Branding basics: The signature dish

Marketing consultant Laura Ries discusses the importance of the signature menu item.

The restaurant industry invented a concept I believe should be copied by every other industry: the signature dish.

A signature dish helps consumers position the restaurant brand in their minds. Is it high end or low end? Is it ethnic or mainstream? Is it fast food or casual or white tablecloth? Is it basic or gourmet?

A signature dish tells consumers a lot about what to expect should they venture inside the restaurant. In the outside world we call this strategy “focus,” and it is one of the most powerful marketing principles.

For 43 years Wendy’s marketing featured its signature Old Fashioned Hamburgers. But lately, with its signage that focuses on quality, the chain seems to be moving away from that.

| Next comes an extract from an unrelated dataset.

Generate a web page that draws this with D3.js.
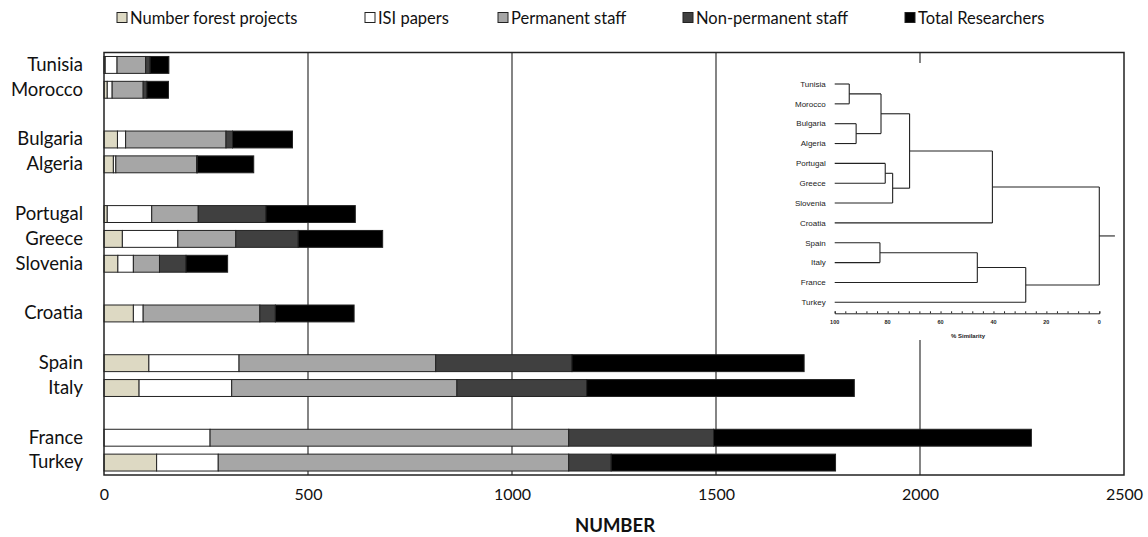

“Quality Is Our Recipe” is the slogan that apparently has been used for years as a minor component of the brand’s logotype. But I wonder how many consumers have ever noticed the quality slogan or have been motivated by it. I can visualize two guys at the water cooler talking about lunch:

“How about a sandwich at Subway, Charlie? Or maybe a burrito at Taco Bell?”

“No,” says Charlie, “let’s go to Wendy’s for quality.”

So why did Wendy’s walk away from old-fashioned hamburgers? Here’s what chief marketing officer Craig Bahner said: “We certainly sell a lot of hamburgers and cheeseburgers, but we are also leaders in innovation in chicken. We’re leaders in salads. We felt we needed to reflect our product line of today and where we need to be in the future.”

Meanwhile, the better-burger category is exploding. You might think Wendy’s would want to get in front of this parade rather than talking about their leadership in chicken and salads.

In five years Five Guys Burgers and Fries is up 35 percent in per-unit sales. But what is even more astounding is its unit-count growth. In the same five years, Five Guys has grown from 129 to 918 units, an increase of 612 percent. When a chain is growing so rapidly, per-unit sales normally decline until the new units get up to speed.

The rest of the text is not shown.